» **Short problem**: Repeat each line of the material below exactly as it appears, minus any pictures.

» **Stored data**:
————————

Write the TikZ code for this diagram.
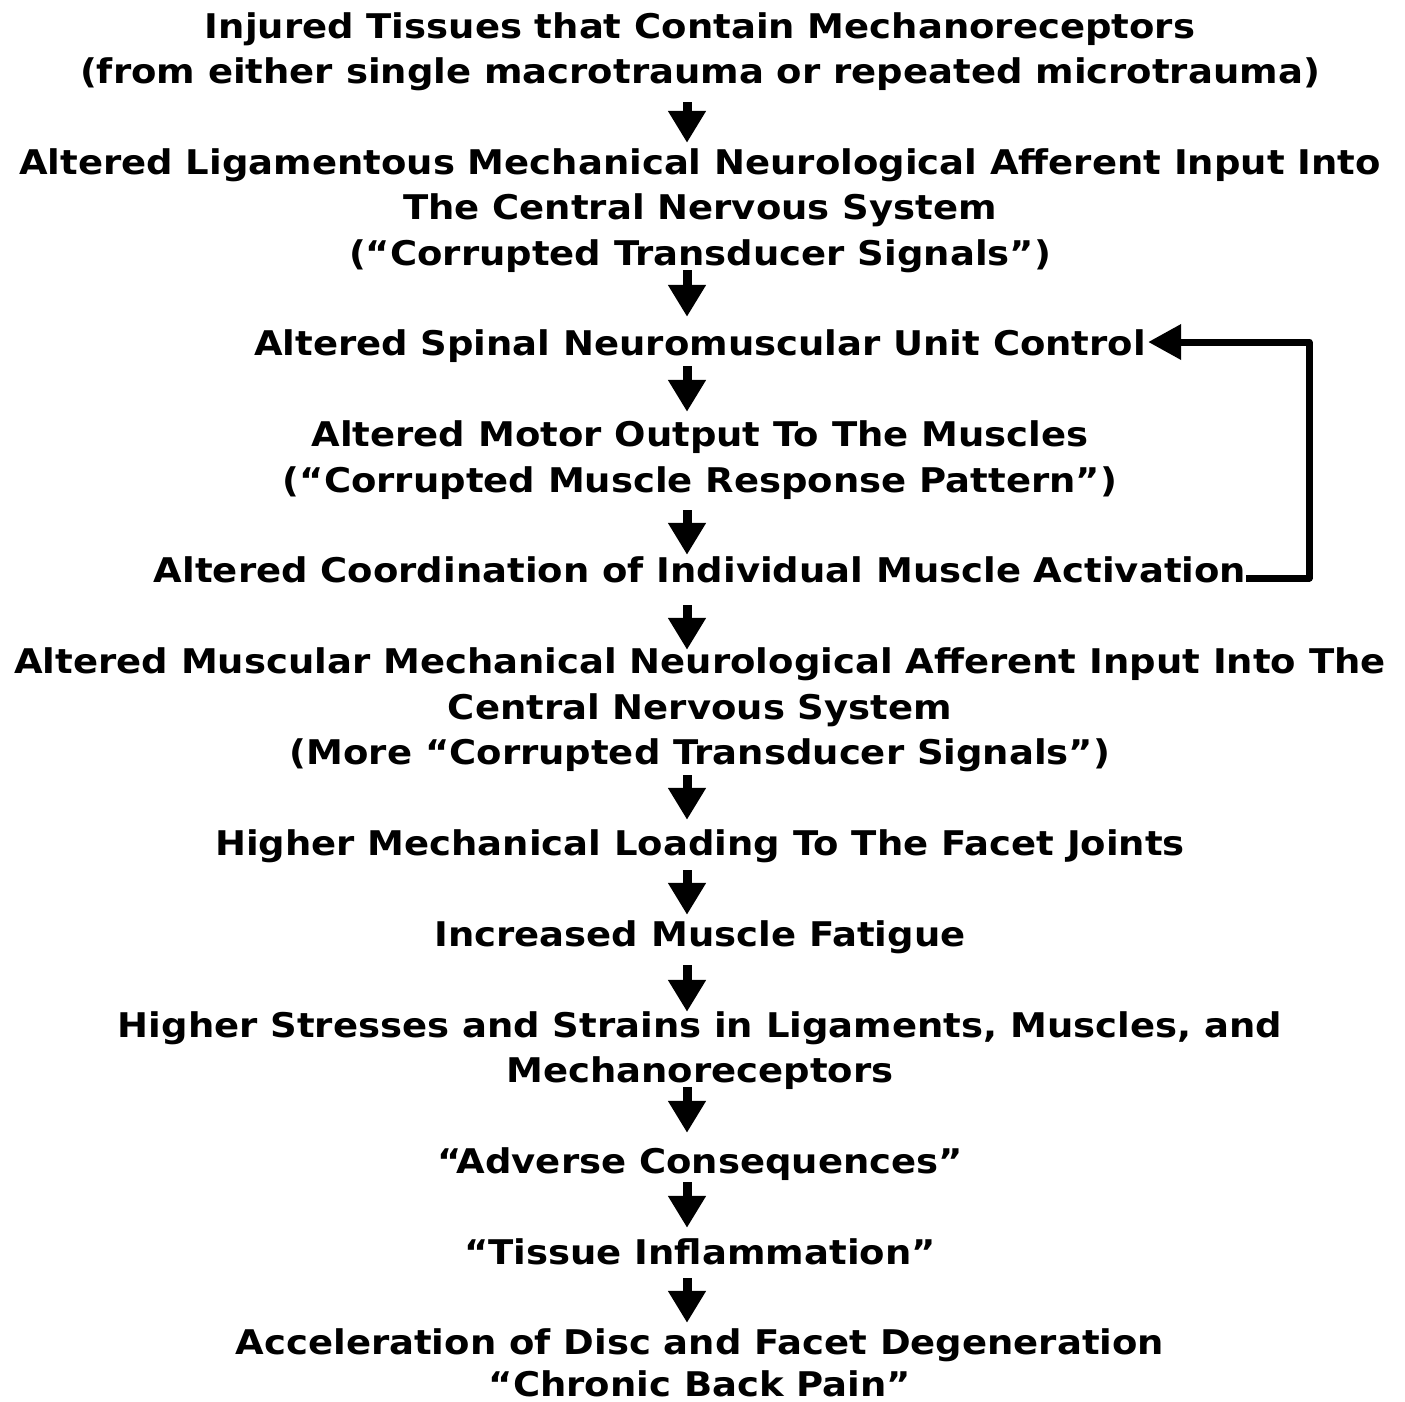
\documentclass[tikz,border=0pt]{standalone}
\usepackage{fontspec}
\setmainfont{DejaVu Sans}[FakeStretch=1.088]
\usetikzlibrary{arrows.meta}
\begin{document}
\begin{tikzpicture}[x=1pt,y=-1pt,
  txt/.style={font=\fontsize{34}{40}\selectfont\bfseries, inner sep=0pt, text height=25pt, text depth=7pt, anchor=base},
  arr/.style={line width=9pt, -{Triangle[width=36pt,length=32pt]}},
  fb/.style={line width=7pt, line join=round, -{Triangle[width=34pt,length=33pt]}}]
\useasboundingbox (0,0) rectangle (1405,1401);
\coordinate (ax) at (687,0);
\coordinate (fbc) at (1309,342);
\node[txt] (l0) at (700,38.0) {Injured Tissues that Contain Mechanoreceptors};
\node[txt] (l1) at (700,83.4) {(from either single macrotrauma or repeated microtrauma)};
\node[txt] (l3) at (700,174.2) {Altered Ligamentous Mechanical Neurological Afferent Input Into};
\node[txt] (l4) at (700,219.6) {The Central Nervous System};
\node[txt] (l5) at (700,265.1) {(“Corrupted Transducer Signals”)};
\node[txt] (l7) at (700,355.9) {Altered Spinal Neuromuscular Unit Control};
\node[txt] (l9) at (700,446.7) {Altered Motor Output To The Muscles};
\node[txt] (l10) at (700,492.1) {(“Corrupted Muscle Response Pattern”)};
\node[txt] (l12) at (700,582.9) {Altered Coordination of Individual Muscle Activation};
\node[txt] (l14) at (700,673.7) {Altered Muscular Mechanical Neurological Afferent Input Into The};
\node[txt] (l15) at (700,719.1) {Central Nervous System};
\node[txt] (l16) at (700,764.6) {(More “Corrupted Transducer Signals”)};
\node[txt] (l18) at (700,855.4) {Higher Mechanical Loading To The Facet Joints};
\node[txt] (l20) at (700,946.2) {Increased Muscle Fatigue};
\node[txt] (l22) at (700,1037.0) {Higher Stresses and Strains in Ligaments, Muscles, and};
\node[txt] (l23) at (700,1082.4) {Mechanoreceptors};
\node[txt] (l25) at (700,1173.3) {“Adverse Consequences”};
\node[txt] (l27) at (700,1264.1) {“Tissue Inflammation”};
\node[txt] (l29) at (700,1354.9) {Acceleration of Disc and Facet Degeneration};
\node[txt, text depth=0pt] (l30) at (700,1396.0) {“Chronic Back Pain”};
\draw[arr, shorten <=11.6pt, shorten >=6.2pt] (l1.south -| ax) -- (l3.north -| ax);
\draw[arr, shorten <=-2.1pt, shorten >=13.9pt] (l5.south -| ax) -- (l7.north -| ax);
\draw[arr, shorten <=3.1pt, shorten >=9.7pt] (l7.south -| ax) -- (l9.north -| ax);
\draw[arr, shorten <=10.9pt, shorten >=2.9pt] (l10.south -| ax) -- (l12.north -| ax);
\draw[arr, shorten <=15.1pt, shorten >=-1.3pt] (l12.south -| ax) -- (l14.north -| ax);
\draw[arr, shorten <=3.4pt, shorten >=10.4pt] (l16.south -| ax) -- (l18.north -| ax);
\draw[arr, shorten <=7.6pt, shorten >=6.2pt] (l18.south -| ax) -- (l20.north -| ax);
\draw[arr, shorten <=11.8pt, shorten >=0pt] (l20.south -| ax) -- (l22.north -| ax);
\draw[arr, shorten <=-2.4pt, shorten >=15.3pt] (l23.south -| ax) -- (l25.north -| ax);
\draw[arr, shorten <=1.7pt, shorten >=11.1pt] (l25.south -| ax) -- (l27.north -| ax);
\draw[arr, shorten <=6.9pt, shorten >=6.9pt] (l27.south -| ax) -- (l29.north -| ax);
\draw[fb, shorten >=2pt] ([yshift=4.9pt]l12.base east) -| (fbc) -- (fbc -| l7.east);
\end{tikzpicture}
\end{document}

————————

» **Solution**:
Write the TikZ code for this diagram.
\documentclass[tikz,border=0pt]{standalone}
\usepackage{fontspec}
\setmainfont{DejaVu Sans}[FakeStretch=1.088]
\usetikzlibrary{arrows.meta}
\begin{document}
\begin{tikzpicture}[x=1pt,y=-1pt,
  txt/.style={font=\fontsize{34}{40}\selectfont\bfseries, inner sep=0pt, text height=25pt, text depth=7pt, anchor=base},
  arr/.style={line width=9pt, -{Triangle[width=36pt,length=32pt]}},
  fb/.style={line width=7pt, line join=round, -{Triangle[width=34pt,length=33pt]}}]
\useasboundingbox (0,0) rectangle (1405,1401);
\coordinate (ax) at (687,0);
\coordinate (fbc) at (1309,342);
\node[txt] (l0) at (700,38.0) {Injured Tissues that Contain Mechanoreceptors};
\node[txt] (l1) at (700,83.4) {(from either single macrotrauma or repeated microtrauma)};
\node[txt] (l3) at (700,174.2) {Altered Ligamentous Mechanical Neurological Afferent Input Into};
\node[txt] (l4) at (700,219.6) {The Central Nervous System};
\node[txt] (l5) at (700,265.1) {(“Corrupted Transducer Signals”)};
\node[txt] (l7) at (700,355.9) {Altered Spinal Neuromuscular Unit Control};
\node[txt] (l9) at (700,446.7) {Altered Motor Output To The Muscles};
\node[txt] (l10) at (700,492.1) {(“Corrupted Muscle Response Pattern”)};
\node[txt] (l12) at (700,582.9) {Altered Coordination of Individual Muscle Activation};
\node[txt] (l14) at (700,673.7) {Altered Muscular Mechanical Neurological Afferent Input Into The};
\node[txt] (l15) at (700,719.1) {Central Nervous System};
\node[txt] (l16) at (700,764.6) {(More “Corrupted Transducer Signals”)};
\node[txt] (l18) at (700,855.4) {Higher Mechanical Loading To The Facet Joints};
\node[txt] (l20) at (700,946.2) {Increased Muscle Fatigue};
\node[txt] (l22) at (700,1037.0) {Higher Stresses and Strains in Ligaments, Muscles, and};
\node[txt] (l23) at (700,1082.4) {Mechanoreceptors};
\node[txt] (l25) at (700,1173.3) {“Adverse Consequences”};
\node[txt] (l27) at (700,1264.1) {“Tissue Inflammation”};
\node[txt] (l29) at (700,1354.9) {Acceleration of Disc and Facet Degeneration};
\node[txt, text depth=0pt] (l30) at (700,1396.0) {“Chronic Back Pain”};
\draw[arr, shorten <=11.6pt, shorten >=6.2pt] (l1.south -| ax) -- (l3.north -| ax);
\draw[arr, shorten <=-2.1pt, shorten >=13.9pt] (l5.south -| ax) -- (l7.north -| ax);
\draw[arr, shorten <=3.1pt, shorten >=9.7pt] (l7.south -| ax) -- (l9.north -| ax);
\draw[arr, shorten <=10.9pt, shorten >=2.9pt] (l10.south -| ax) -- (l12.north -| ax);
\draw[arr, shorten <=15.1pt, shorten >=-1.3pt] (l12.south -| ax) -- (l14.north -| ax);
\draw[arr, shorten <=3.4pt, shorten >=10.4pt] (l16.south -| ax) -- (l18.north -| ax);
\draw[arr, shorten <=7.6pt, shorten >=6.2pt] (l18.south -| ax) -- (l20.north -| ax);
\draw[arr, shorten <=11.8pt, shorten >=0pt] (l20.south -| ax) -- (l22.north -| ax);
\draw[arr, shorten <=-2.4pt, shorten >=15.3pt] (l23.south -| ax) -- (l25.north -| ax);
\draw[arr, shorten <=1.7pt, shorten >=11.1pt] (l25.south -| ax) -- (l27.north -| ax);
\draw[arr, shorten <=6.9pt, shorten >=6.9pt] (l27.south -| ax) -- (l29.north -| ax);
\draw[fb, shorten >=2pt] ([yshift=4.9pt]l12.base east) -| (fbc) -- (fbc -| l7.east);
\end{tikzpicture}
\end{document}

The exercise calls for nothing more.